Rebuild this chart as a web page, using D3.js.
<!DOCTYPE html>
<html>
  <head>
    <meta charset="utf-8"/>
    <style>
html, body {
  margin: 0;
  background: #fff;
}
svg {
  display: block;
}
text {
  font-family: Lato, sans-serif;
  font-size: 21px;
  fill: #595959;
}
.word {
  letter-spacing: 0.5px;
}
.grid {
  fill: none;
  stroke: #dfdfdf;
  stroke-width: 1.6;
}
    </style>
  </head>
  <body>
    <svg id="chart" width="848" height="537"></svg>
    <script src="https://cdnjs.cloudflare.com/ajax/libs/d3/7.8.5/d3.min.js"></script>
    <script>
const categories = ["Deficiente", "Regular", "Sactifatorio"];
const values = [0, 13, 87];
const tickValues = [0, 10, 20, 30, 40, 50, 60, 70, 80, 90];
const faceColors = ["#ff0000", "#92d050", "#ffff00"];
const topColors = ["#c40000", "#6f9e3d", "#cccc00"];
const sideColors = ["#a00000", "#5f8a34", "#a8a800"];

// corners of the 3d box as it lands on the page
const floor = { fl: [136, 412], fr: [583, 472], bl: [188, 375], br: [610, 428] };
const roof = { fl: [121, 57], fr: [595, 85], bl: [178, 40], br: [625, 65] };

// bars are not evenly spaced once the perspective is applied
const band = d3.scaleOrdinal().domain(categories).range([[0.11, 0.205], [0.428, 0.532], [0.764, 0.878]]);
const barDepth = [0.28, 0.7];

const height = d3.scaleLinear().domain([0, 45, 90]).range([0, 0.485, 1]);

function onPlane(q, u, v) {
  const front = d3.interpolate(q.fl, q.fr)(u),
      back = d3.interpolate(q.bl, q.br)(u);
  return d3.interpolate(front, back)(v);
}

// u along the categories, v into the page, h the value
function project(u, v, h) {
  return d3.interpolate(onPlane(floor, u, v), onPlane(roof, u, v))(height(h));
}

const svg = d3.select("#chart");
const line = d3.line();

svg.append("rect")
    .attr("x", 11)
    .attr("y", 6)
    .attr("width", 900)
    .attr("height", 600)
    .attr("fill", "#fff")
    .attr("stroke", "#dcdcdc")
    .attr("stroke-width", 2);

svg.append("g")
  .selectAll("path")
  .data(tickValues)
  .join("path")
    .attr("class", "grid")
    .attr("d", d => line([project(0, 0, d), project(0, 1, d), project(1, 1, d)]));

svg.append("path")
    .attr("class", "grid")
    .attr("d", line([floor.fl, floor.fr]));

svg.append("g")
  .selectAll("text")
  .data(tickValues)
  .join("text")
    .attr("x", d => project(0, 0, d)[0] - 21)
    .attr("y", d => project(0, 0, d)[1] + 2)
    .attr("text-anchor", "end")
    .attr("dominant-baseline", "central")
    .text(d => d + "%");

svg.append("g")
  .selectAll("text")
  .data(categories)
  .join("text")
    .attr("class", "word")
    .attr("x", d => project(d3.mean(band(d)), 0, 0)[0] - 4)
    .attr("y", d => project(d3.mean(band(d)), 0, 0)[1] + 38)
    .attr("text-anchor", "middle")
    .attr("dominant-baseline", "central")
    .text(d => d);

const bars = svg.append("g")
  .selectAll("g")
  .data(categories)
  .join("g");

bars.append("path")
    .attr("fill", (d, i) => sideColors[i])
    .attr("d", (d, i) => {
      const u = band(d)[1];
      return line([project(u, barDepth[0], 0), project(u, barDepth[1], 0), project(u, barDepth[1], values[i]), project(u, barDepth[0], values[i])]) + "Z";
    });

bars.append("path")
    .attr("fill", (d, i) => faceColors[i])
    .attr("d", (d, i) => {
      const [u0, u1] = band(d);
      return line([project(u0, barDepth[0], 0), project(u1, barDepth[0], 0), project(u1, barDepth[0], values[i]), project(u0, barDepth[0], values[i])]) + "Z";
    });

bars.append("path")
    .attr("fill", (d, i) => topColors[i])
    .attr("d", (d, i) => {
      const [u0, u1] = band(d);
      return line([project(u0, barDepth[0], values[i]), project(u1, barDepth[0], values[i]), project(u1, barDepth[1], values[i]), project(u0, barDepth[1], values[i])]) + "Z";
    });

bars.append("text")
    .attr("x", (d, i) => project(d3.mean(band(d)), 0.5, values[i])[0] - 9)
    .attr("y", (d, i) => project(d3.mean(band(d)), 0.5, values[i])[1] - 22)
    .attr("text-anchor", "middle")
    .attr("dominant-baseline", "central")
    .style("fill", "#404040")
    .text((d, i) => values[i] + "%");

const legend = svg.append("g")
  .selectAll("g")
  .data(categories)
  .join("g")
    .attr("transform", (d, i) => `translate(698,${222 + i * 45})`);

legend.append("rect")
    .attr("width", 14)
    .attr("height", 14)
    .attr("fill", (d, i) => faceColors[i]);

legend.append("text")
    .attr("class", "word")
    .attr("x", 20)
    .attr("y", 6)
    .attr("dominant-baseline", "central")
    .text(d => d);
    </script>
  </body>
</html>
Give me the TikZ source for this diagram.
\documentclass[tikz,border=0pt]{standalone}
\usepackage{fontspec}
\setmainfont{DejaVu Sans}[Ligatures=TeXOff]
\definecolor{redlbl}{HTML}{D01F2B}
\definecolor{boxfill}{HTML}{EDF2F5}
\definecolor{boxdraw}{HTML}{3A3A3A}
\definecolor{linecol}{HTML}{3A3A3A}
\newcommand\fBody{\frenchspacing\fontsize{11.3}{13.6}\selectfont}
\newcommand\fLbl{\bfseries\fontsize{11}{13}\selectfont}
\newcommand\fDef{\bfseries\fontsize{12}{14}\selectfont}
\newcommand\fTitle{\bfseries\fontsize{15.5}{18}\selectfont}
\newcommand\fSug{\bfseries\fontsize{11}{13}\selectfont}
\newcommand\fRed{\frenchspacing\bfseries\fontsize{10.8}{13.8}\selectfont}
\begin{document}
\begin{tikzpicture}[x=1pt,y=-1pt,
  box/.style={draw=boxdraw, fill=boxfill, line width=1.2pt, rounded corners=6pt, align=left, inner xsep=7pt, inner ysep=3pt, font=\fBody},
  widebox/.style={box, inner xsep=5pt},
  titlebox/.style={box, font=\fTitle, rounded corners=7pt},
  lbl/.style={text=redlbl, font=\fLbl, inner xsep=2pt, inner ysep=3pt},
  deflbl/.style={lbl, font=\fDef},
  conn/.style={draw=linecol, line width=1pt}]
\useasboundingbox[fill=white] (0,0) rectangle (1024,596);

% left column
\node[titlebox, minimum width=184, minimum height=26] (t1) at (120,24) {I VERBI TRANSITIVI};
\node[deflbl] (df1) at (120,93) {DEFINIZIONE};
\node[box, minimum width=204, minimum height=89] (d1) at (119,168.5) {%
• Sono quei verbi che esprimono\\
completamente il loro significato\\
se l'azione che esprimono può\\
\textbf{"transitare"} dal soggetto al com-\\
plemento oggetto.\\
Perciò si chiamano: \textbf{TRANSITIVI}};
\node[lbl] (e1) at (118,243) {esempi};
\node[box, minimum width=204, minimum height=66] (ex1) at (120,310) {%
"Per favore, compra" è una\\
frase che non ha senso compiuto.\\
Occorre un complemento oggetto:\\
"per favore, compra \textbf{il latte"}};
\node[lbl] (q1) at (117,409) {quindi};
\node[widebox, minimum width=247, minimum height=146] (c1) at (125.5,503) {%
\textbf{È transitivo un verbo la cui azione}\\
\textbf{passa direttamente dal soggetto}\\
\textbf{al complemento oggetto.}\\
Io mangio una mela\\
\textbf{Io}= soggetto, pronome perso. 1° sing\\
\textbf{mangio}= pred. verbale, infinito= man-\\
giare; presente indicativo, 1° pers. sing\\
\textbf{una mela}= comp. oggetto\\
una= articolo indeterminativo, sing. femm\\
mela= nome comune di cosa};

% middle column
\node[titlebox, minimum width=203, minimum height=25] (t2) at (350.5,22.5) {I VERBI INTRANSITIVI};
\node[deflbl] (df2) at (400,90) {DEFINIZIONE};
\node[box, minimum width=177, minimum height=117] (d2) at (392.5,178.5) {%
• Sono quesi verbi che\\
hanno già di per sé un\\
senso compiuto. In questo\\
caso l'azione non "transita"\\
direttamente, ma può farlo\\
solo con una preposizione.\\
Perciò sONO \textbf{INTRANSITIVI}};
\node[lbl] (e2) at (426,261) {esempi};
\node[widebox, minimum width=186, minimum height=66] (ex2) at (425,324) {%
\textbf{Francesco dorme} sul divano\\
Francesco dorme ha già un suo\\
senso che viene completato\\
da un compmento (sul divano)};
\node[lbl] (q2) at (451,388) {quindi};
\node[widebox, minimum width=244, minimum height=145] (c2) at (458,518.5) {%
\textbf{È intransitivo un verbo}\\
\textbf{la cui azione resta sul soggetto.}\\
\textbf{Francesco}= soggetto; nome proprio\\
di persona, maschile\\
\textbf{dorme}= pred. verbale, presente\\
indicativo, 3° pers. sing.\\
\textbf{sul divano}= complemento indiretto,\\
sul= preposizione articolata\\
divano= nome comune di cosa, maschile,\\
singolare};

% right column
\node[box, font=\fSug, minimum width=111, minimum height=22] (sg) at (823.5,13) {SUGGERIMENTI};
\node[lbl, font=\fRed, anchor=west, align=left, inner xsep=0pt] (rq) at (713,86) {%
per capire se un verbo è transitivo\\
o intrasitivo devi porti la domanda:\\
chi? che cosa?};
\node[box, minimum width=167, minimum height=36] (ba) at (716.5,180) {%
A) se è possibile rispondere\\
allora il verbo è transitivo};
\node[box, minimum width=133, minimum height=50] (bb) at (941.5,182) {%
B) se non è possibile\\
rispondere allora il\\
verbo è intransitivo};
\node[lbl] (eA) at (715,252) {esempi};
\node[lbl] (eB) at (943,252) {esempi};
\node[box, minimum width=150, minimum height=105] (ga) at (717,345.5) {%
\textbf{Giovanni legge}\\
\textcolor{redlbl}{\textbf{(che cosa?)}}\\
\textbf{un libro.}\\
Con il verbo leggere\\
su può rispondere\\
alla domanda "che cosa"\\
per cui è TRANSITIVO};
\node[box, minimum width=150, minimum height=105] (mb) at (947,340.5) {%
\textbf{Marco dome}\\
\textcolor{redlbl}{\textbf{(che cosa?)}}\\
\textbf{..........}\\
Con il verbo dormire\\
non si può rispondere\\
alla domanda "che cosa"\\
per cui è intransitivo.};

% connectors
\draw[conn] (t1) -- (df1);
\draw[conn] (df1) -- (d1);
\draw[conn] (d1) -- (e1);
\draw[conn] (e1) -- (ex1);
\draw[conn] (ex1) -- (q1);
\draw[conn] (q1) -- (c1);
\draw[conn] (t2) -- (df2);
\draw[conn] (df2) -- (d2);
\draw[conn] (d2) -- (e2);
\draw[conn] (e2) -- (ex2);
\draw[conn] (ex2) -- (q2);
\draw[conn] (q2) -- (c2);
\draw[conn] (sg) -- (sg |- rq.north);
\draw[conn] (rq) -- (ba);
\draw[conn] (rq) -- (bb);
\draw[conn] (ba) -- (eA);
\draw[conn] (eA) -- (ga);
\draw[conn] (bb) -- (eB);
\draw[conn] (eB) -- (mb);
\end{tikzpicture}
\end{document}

--------------------------------------------------

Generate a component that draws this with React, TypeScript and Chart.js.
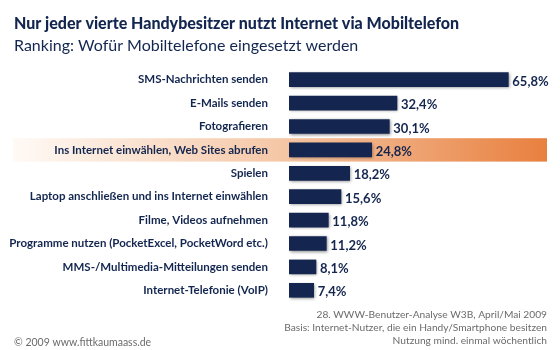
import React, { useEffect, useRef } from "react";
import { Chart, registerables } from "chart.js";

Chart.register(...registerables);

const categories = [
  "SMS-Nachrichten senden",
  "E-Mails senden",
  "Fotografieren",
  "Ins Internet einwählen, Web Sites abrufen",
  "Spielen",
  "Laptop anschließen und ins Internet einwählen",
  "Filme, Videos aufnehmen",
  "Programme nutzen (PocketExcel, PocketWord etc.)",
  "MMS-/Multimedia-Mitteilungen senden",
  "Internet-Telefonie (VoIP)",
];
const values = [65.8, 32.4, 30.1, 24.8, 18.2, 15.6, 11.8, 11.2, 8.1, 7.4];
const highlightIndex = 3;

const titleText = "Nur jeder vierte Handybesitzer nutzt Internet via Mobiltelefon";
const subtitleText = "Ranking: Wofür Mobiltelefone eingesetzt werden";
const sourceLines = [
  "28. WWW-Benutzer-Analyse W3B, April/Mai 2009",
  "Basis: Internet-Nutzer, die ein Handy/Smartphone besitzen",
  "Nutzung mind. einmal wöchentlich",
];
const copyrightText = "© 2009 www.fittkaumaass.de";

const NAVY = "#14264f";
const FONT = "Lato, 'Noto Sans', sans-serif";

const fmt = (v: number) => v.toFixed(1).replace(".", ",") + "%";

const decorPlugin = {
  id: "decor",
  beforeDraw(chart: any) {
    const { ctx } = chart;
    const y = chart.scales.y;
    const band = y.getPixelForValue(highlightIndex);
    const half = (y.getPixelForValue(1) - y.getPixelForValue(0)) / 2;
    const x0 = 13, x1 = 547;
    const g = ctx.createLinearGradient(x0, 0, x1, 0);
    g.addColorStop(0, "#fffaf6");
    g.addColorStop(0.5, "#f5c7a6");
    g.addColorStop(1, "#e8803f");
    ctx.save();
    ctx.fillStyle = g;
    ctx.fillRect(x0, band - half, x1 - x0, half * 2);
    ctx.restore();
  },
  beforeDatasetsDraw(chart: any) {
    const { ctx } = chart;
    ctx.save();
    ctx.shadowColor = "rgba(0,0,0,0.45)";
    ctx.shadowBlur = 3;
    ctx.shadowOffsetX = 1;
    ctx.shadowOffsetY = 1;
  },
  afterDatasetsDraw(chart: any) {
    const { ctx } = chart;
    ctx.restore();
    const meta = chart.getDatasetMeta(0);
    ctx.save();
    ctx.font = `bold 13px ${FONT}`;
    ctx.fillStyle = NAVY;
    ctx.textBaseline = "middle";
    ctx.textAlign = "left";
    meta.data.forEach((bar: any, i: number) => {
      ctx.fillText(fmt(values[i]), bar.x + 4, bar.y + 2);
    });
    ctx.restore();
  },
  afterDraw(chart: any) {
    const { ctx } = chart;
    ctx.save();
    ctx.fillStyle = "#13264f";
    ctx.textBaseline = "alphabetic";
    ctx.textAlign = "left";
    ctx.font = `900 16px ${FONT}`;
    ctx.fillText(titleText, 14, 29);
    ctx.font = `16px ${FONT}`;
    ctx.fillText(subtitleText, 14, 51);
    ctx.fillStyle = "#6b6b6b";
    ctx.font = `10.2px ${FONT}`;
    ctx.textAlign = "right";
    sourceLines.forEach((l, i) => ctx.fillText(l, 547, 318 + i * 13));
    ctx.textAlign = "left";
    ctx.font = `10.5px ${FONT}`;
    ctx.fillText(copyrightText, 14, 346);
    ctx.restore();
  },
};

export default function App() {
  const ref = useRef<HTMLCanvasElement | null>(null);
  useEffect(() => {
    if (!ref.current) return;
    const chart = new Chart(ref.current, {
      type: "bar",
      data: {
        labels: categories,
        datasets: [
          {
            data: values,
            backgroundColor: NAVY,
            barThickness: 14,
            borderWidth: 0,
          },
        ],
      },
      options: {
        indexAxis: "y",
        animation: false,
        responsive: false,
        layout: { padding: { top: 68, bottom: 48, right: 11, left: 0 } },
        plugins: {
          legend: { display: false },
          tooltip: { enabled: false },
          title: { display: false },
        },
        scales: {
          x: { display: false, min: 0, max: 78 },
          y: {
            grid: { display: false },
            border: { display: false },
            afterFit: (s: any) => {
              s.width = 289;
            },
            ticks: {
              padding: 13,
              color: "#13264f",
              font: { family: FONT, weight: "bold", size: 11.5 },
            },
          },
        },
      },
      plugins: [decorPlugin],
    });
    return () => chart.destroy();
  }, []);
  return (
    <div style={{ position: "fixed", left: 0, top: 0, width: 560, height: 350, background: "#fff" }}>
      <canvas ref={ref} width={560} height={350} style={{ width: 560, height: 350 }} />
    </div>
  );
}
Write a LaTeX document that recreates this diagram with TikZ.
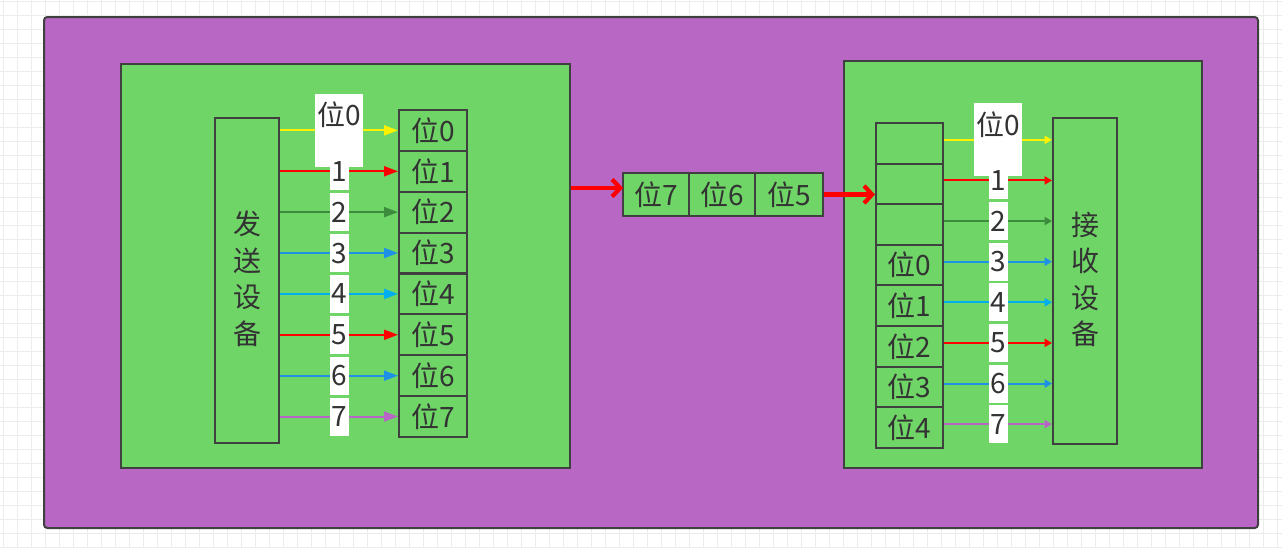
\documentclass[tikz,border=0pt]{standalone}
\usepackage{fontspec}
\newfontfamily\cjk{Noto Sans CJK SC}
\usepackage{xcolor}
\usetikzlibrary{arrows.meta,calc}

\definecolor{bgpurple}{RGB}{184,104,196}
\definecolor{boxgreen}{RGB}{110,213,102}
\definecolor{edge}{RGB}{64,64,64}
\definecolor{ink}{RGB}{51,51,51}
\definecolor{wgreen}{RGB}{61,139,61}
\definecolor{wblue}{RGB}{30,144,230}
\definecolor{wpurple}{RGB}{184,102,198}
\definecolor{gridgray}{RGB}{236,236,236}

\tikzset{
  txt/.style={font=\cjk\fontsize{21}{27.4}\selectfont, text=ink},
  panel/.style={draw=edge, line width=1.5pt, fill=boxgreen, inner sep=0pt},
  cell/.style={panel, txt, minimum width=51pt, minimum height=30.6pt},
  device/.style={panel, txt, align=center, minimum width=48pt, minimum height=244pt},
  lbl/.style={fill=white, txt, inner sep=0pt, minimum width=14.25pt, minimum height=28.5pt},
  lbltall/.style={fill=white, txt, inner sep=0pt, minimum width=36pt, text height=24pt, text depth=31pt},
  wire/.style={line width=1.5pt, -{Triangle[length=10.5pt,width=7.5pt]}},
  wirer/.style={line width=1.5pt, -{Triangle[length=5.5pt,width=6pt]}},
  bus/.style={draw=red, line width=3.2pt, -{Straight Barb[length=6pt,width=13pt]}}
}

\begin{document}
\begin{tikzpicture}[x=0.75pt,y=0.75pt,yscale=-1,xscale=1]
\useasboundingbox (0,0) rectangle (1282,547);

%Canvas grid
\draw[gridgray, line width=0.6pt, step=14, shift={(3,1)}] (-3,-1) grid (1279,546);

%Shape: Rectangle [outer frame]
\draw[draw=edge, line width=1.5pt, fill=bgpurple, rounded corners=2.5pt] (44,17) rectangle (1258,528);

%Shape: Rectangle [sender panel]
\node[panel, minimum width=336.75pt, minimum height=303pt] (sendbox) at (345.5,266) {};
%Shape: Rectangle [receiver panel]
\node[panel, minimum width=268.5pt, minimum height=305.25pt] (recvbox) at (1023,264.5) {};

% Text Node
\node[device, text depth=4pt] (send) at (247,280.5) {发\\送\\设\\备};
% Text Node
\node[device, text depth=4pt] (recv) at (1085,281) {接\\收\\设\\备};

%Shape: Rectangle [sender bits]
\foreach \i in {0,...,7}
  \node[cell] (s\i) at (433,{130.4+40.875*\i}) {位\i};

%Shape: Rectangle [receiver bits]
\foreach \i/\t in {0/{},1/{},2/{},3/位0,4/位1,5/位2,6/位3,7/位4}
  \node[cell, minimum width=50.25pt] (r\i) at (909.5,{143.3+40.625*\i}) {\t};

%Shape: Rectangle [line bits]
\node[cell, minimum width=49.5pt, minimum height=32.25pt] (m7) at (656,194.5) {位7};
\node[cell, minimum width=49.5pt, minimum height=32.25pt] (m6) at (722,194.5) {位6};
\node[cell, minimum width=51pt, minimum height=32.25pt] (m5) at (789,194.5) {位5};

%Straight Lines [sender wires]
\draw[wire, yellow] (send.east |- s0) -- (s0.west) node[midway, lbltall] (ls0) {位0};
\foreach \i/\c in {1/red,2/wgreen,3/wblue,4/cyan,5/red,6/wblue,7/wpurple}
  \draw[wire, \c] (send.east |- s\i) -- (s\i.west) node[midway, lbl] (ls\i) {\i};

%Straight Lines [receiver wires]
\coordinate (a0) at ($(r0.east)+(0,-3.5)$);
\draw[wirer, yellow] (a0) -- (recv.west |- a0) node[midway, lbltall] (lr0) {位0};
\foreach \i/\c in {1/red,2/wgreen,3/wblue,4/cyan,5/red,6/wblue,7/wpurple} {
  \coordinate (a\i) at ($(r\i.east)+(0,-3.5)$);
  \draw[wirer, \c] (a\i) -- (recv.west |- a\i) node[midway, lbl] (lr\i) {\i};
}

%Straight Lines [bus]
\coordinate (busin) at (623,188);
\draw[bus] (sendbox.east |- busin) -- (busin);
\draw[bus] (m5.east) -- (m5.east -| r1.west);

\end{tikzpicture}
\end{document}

--------------------------------------------------

WRITTEN PROBLEM -> Repeat, with no pictures, exactly the lines from the one containing "Generate a component" through the one containing "const highlightIndex = 3;", the first and last included.

OUTPUT OF THE EXERCISE ->
Generate a component that draws this with React, TypeScript and Chart.js.
import React, { useEffect, useRef } from "react";
import { Chart, registerables } from "chart.js";

Chart.register(...registerables);

const categories = [
  "SMS-Nachrichten senden",
  "E-Mails senden",
  "Fotografieren",
  "Ins Internet einwählen, Web Sites abrufen",
  "Spielen",
  "Laptop anschließen und ins Internet einwählen",
  "Filme, Videos aufnehmen",
  "Programme nutzen (PocketExcel, PocketWord etc.)",
  "MMS-/Multimedia-Mitteilungen senden",
  "Internet-Telefonie (VoIP)",
];
const values = [65.8, 32.4, 30.1, 24.8, 18.2, 15.6, 11.8, 11.2, 8.1, 7.4];
const highlightIndex = 3;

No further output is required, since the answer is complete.